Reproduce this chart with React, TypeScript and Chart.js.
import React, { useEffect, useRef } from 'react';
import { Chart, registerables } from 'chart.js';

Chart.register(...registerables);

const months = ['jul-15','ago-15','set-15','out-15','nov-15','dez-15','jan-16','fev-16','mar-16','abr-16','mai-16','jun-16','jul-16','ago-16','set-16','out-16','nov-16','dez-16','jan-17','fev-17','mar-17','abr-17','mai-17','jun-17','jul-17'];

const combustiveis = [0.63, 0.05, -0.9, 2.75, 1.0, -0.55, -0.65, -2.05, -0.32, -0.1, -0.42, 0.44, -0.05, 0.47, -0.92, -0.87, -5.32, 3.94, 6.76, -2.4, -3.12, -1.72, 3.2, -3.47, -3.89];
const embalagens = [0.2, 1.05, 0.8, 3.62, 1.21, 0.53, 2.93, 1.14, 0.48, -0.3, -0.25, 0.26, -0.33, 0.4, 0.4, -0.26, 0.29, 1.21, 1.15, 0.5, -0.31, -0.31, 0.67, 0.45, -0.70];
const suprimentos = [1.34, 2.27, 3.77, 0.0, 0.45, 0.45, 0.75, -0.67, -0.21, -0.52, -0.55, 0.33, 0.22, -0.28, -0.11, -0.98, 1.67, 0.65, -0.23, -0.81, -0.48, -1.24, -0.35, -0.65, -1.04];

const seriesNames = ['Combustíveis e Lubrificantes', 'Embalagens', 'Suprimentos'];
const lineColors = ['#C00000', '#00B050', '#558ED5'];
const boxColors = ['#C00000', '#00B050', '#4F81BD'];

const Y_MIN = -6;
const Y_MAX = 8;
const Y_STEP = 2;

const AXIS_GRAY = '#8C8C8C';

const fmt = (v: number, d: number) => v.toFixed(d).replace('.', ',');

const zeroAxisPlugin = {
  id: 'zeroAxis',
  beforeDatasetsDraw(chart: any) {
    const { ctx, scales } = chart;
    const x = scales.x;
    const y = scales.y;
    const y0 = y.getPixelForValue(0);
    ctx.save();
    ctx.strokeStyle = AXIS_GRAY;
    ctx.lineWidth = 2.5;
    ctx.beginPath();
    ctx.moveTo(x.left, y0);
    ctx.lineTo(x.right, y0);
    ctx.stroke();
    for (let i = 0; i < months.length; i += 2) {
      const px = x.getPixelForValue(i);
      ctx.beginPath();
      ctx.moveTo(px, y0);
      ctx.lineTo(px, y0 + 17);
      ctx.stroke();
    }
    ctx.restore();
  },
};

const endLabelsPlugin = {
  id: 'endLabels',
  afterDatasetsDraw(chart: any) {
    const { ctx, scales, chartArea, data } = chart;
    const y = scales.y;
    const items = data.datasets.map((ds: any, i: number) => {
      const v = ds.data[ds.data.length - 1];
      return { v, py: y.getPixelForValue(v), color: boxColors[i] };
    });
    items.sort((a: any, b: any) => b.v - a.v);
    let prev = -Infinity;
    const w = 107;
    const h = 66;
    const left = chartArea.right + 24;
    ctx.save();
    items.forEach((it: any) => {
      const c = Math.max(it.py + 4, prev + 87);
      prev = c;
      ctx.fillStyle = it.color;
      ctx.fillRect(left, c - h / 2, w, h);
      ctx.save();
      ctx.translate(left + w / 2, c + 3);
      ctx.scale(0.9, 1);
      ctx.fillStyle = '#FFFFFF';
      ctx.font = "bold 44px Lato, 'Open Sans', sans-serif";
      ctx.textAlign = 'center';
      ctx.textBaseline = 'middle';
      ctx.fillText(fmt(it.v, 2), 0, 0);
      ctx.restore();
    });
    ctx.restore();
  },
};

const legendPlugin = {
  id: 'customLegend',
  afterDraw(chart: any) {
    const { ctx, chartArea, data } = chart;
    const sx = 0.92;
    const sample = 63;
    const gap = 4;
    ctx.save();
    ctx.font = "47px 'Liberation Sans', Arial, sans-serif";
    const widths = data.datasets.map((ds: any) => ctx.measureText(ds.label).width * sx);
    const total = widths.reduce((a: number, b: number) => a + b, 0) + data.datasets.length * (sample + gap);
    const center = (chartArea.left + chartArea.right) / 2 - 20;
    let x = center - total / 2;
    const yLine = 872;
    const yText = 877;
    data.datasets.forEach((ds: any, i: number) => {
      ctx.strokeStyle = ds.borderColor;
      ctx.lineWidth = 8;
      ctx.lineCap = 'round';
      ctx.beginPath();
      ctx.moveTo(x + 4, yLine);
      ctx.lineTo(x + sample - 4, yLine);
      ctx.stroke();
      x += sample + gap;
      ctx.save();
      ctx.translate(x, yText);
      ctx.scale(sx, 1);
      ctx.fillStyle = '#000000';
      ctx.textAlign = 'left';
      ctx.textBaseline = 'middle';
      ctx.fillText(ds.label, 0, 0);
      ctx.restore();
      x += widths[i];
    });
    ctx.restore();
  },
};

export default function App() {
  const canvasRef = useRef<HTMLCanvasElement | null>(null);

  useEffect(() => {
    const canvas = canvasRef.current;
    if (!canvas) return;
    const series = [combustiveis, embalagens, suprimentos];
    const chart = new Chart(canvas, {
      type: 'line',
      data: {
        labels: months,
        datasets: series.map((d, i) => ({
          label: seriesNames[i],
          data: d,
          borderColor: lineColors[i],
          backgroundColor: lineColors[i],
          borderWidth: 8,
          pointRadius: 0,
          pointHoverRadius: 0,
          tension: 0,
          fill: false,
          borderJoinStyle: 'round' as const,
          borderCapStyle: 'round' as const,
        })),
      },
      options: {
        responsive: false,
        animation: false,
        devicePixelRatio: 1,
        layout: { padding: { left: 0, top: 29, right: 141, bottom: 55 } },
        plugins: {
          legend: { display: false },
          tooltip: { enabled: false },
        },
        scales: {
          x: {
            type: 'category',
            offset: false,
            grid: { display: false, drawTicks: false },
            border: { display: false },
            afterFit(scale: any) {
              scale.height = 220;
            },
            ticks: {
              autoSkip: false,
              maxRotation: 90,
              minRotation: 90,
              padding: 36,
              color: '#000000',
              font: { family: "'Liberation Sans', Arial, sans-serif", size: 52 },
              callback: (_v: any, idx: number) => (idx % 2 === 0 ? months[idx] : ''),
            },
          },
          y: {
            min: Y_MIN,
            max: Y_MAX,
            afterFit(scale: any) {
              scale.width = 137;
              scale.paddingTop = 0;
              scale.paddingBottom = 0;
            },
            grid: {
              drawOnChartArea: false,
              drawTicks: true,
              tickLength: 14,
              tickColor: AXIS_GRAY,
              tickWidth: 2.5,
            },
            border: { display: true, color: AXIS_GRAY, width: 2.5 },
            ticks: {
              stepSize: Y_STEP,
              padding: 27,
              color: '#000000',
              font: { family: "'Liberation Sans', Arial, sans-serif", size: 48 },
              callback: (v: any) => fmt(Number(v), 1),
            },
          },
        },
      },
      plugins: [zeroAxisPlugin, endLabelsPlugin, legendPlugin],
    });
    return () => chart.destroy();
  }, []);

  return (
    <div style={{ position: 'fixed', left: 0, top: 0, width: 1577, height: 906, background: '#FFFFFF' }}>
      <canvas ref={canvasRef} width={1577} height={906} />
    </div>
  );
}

▶ **What is being asked**
Only the lines from the beginning of the material above through the line with "const fmt = (v: number, d: number)" are wanted; extract them exactly.

▶ **Answer for this exercise**
Reproduce this chart with React, TypeScript and Chart.js.
import React, { useEffect, useRef } from 'react';
import { Chart, registerables } from 'chart.js';

Chart.register(...registerables);

const months = ['jul-15','ago-15','set-15','out-15','nov-15','dez-15','jan-16','fev-16','mar-16','abr-16','mai-16','jun-16','jul-16','ago-16','set-16','out-16','nov-16','dez-16','jan-17','fev-17','mar-17','abr-17','mai-17','jun-17','jul-17'];

const combustiveis = [0.63, 0.05, -0.9, 2.75, 1.0, -0.55, -0.65, -2.05, -0.32, -0.1, -0.42, 0.44, -0.05, 0.47, -0.92, -0.87, -5.32, 3.94, 6.76, -2.4, -3.12, -1.72, 3.2, -3.47, -3.89];
const embalagens = [0.2, 1.05, 0.8, 3.62, 1.21, 0.53, 2.93, 1.14, 0.48, -0.3, -0.25, 0.26, -0.33, 0.4, 0.4, -0.26, 0.29, 1.21, 1.15, 0.5, -0.31, -0.31, 0.67, 0.45, -0.70];
const suprimentos = [1.34, 2.27, 3.77, 0.0, 0.45, 0.45, 0.75, -0.67, -0.21, -0.52, -0.55, 0.33, 0.22, -0.28, -0.11, -0.98, 1.67, 0.65, -0.23, -0.81, -0.48, -1.24, -0.35, -0.65, -1.04];

const seriesNames = ['Combustíveis e Lubrificantes', 'Embalagens', 'Suprimentos'];
const lineColors = ['#C00000', '#00B050', '#558ED5'];
const boxColors = ['#C00000', '#00B050', '#4F81BD'];

const Y_MIN = -6;
const Y_MAX = 8;
const Y_STEP = 2;

const AXIS_GRAY = '#8C8C8C';

const fmt = (v: number, d: number) => v.toFixed(d).replace('.', ',');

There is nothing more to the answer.